BP settles four lawsuits stemming from March 2005 explosion…Feds cut short-term interest rates by one-half of one percent…Foreclosure filings more than double from year before…
A settlement has been reached in the first trial stemming from a deadly explosion at a BP refinery in Texas. The suit just was one of hundreds, but it was the only case to make it into a courtroom. Fifteen people were killed and another 170 injured in the explosion at the refinery in 2005. Details of the settlement have not been released, but the blast has cost the company at least $2 billion in compensation payouts, repairs and lost profit. A U.S. safety agency found that BP fostered bad management at the plant and that cost-cutting moves were factors in the explosion. BP itself released an internal report that said the plant’s culture seemed to ignore risk, tolerate noncompliance and accept incompetence.
Plaintiff reaction varies widely after the settlement of four lawsuits against BP. The plaintiffs’ attorney, Brent Coon, says he’s “happy to get closure” for his clients without leaving the verdict to the Galveston County jury. He also says he hopes the London-based oil giant learned a lesson from the case. Plaintiff Scott Kilbert says he’s glad the trial is over. But a tearful plaintiff, David Wilson, says he’s disappointed he didn’t get to look jurors in the eye and tell them what he feels. The instrumentation supervisor for construction company J.E. Merit says he suffered back problems, hearing loss and post-traumatic stress disorder in the accident. Plaintiff Rolando Bocardo, who’s an instrument fitter, wept and said he was too emotional to talk. BP spokesman Neil Chapman says the deal was reached overnight, and the company doesn’t don’t talk about the settlements.
The Federal Reserve has cut short-term interest rates by one-half of one percent. The first rate reduction in four years is in response to the housing market slump and is aimed at providing some stability to financial markets. The Fed announced it is cutting its target for the federal funds rate, the interest that banks charge each other, to 4.75 percent. The action is intended to boost economic growth by lowering borrowing costs for consumers and businesses. Commercial banks are expected to quickly cut their prime lending rates. The prime rate has been at 8.25 percent for the past 15 months. The Fed reduced its discount rate, the interest it charges in making direct loans to banks, by a half-point as well. It earlier had cut the discount rate in August in response to the credit crunch.
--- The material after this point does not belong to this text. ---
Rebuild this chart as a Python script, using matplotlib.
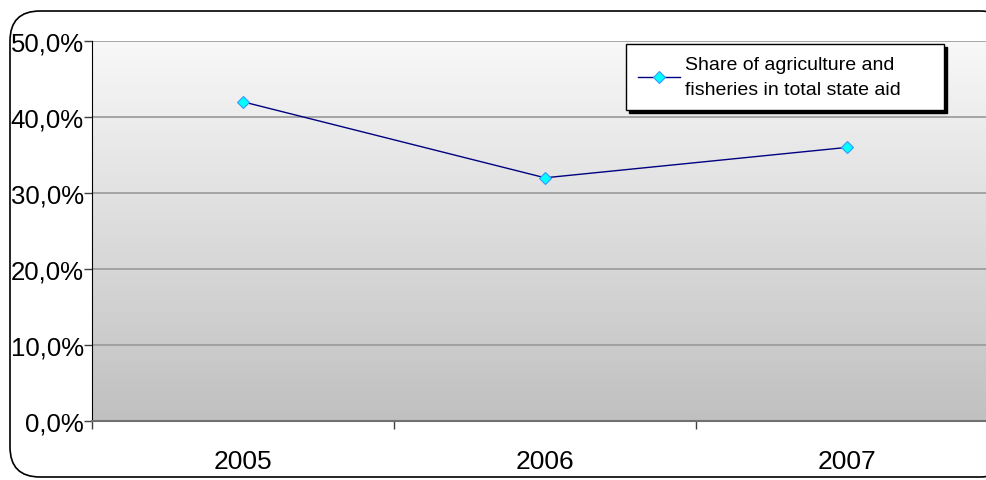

Alan Greenspan says the economy is “not doing badly,” but he believes the odds of a recession have grown this year. In an interview with the Associated Press, the former Federal Reserve chairman puts those odds at greater than one in three. Earlier this year, Wall Street went into a tailspin when Greenspan put one-in-three odds on a recession. On other issues, Greenspan voiced concerns about gasoline consumption and expanding social programs. Greenspan says he favors a gasoline tax to help curb demand, though he suggests a rebate or some other sort of help might be needed to offset what he calls the “undue burden” a gas tax would put on poor people. Greenspan also describes proposals from presidential candidates to expand Medicare benefits and other social programs as “irresponsible.” He says the proposals don’t offer ways to cover the costs that will come as baby boomers start to retire.
Signaling deepening trouble for homeowners, the number of foreclosure filings reported in the U.S. last month more than doubled from the year before and jumped 36 percent from July. Experts say the trend suggests many homeowners are increasingly unable to make timely payments on their mortgages or sell their homes amid a national housing slump and credit crunch. The California-based company, RealtyTrac, says August’s total represents the highest number of foreclosure filings reported in a single month since the company began tracking monthly filings two years ago. The national foreclosure rate last month was one filing for every 510 households.
State regulators have cut a proposed fine against Dallas-based electric utility TXU from $210 million to $171 million. The Public Utility Commission staff had initially proposed the fine against TXU for allegedly manipulating the wholesale electric market. Now, the PUC staff says it’s recalculated the proposed penalty after considering additional information about the price of fuel used to generate power. A TXU spokeswoman says the company denies any wrongdoing. TXU allegedly sold power to the market at inflated prices and caused electricity prices to rise 15.5 percent during the stretch. TXU is the largest power generator in Texas. It’s agreed to be bought for $32 billion by a group of investors led by the private equity firms Kohlberg Kravis Roberts of New York and TPG of Fort Worth. The investors also would assume more than $12 billion in TXU debt. TXU shareholders voted this month to approve the sale, which is expected to close in the fourth quarter.
Houston-based Dynegy has reached a $9.9 million settlement with more than 1,900 employees of Illinois Power, a former Dynegy subsidiary, relating to their retirement plan. U.S District Judge Ewing Werlein approved the settlement of the class-action suit. The employees said continued investments in Dynegy stock by the benefits committee violated the Employee Retirement Income Securities Act. The agreement was agreed to and funded by Dynegy’s insurers last January.